CYNTHIA: Well, if I'm not in school with him, you know, my child's in the fourth grade and he could be reading something and we never know about it. Being that I'm not in school. You know, I understand how I can control what he takes out of the public library.
Ms. PATRON: How about talking to his teacher about what they're reading?
CYNTHIA: Well, I mean, what if his teacher has the same opinion that you have that this is an okay book? That's something that I know, I haven't read the book and I certainly wouldn't pass judgment on it. But I don't see how we can monitor our children from work.
Ms. PATRON: I think you have to talk to your kids, ask them what they are reading.
CONAN: Thanks, Cynthia. We just have a few seconds left, but I want - I did want to ask you, Susan Patron: In your work as a librarian, has there ever been a children's book, which you said no, we really shouldn't do this one. This is over the top.
Ms. PATRON: No. We do have complaints from time to time. Different things offend different people. And sometimes it's from the sublime to the ridiculous.
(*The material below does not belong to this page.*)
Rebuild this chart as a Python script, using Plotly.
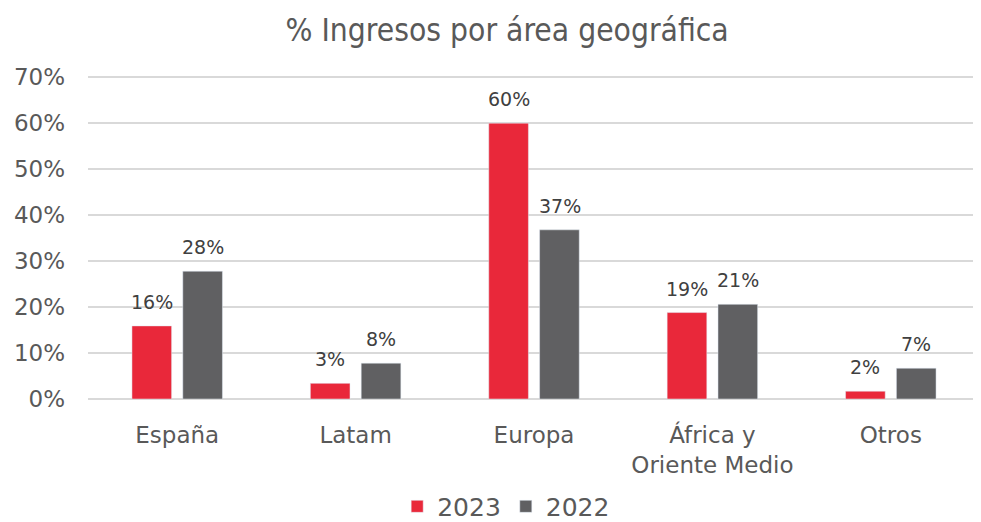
import plotly.graph_objects as go

categories = ["España", "Latam", "Europa", "África y<br>Oriente Medio", "Otros"]
values_2023 = [15.9, 3.4, 60.0, 18.8, 1.7]
values_2022 = [27.8, 7.8, 36.8, 20.6, 6.7]
labels_2023 = ["16%", "3%", "60%", "19%", "2%"]
labels_2022 = ["28%", "8%", "37%", "21%", "7%"]
tick_vals = [0, 10, 20, 30, 40, 50, 60, 70]
tick_text = ["0%", "10%", "20%", "30%", "40%", "50%", "60%", "70%"]

FONT = "DejaVu Sans"
TXT = "#595959"
LBL = "#404040"
RED = "#E9283A"
GRAY = "#606062"

fig = go.Figure()
fig.add_trace(go.Bar(name="2023", x=categories, y=values_2023, marker_color=RED))
fig.add_trace(go.Bar(name="2022", x=categories, y=values_2022, marker_color=GRAY))

# data labels above bars
for cat, v, t in zip(categories, values_2023, labels_2023):
    fig.add_annotation(x=cat, y=v, text=t, showarrow=False, xshift=-25.5, yshift=11,
                       yanchor="bottom", font=dict(size=19, color=LBL, family=FONT))
for cat, v, t in zip(categories, values_2022, labels_2022):
    fig.add_annotation(x=cat, y=v, text=t, showarrow=False, xshift=25.5, yshift=11,
                       yanchor="bottom", font=dict(size=19, color=LBL, family=FONT))

fig.update_layout(
    width=973, height=514,
    margin=dict(l=80, r=1, t=60, b=123),
    paper_bgcolor="white", plot_bgcolor="white",
    barmode="group", bargap=0.43, bargroupgap=0.22,
    title=dict(text="% Ingresos por área geográfica", x=0.513, xanchor="center",
               y=0.957, yanchor="middle",
               font=dict(family="DejaVu Sans Condensed, DejaVu Sans", size=31.5, color=TXT)),
    font=dict(family=FONT, color=TXT),
    showlegend=True,
    legend=dict(orientation="h", xref="container", x=0.512, xanchor="center",
                yref="container", y=0.03, yanchor="middle",
                font=dict(size=25, color=TXT, family=FONT),
                traceorder="normal"),
)
fig.update_yaxes(range=[0, 72], tickvals=tick_vals, ticktext=tick_text, automargin=False,
                 showgrid=True, gridcolor="#D9D9D9", gridwidth=2,
                 zeroline=True, zerolinecolor="#D9D9D9", zerolinewidth=2,
                 tickfont=dict(size=23, color=TXT, family=FONT), ticks="", ticklabelstandoff=22)
fig.update_xaxes(tickfont=dict(size=23, color=TXT, family=FONT), showline=False, ticks="",
                 automargin=False, ticklabelstandoff=20)

fig.write_html("out.html")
Ms. PATRON: But what we do is try to validate that the parent should be talking to their children, should be deciding what they're reading, and then lead them to a book that they will find more appropriate for their child.
CONAN: Susan Patron, thanks very much. We appreciate it. And congratulations, by the way, on the award.
Ms. PATRON: Thank you, Neal.
CONAN: Susan Patron is a children's librarian in Los Angeles, the author of this year's Newberry medal. "The Higher Power of Lucky" is her book, and she joined us today from the studios of MARKETPLACE in Los Angeles.
I'm Neal Conan. This is TALK OF THE NATION from NPR News.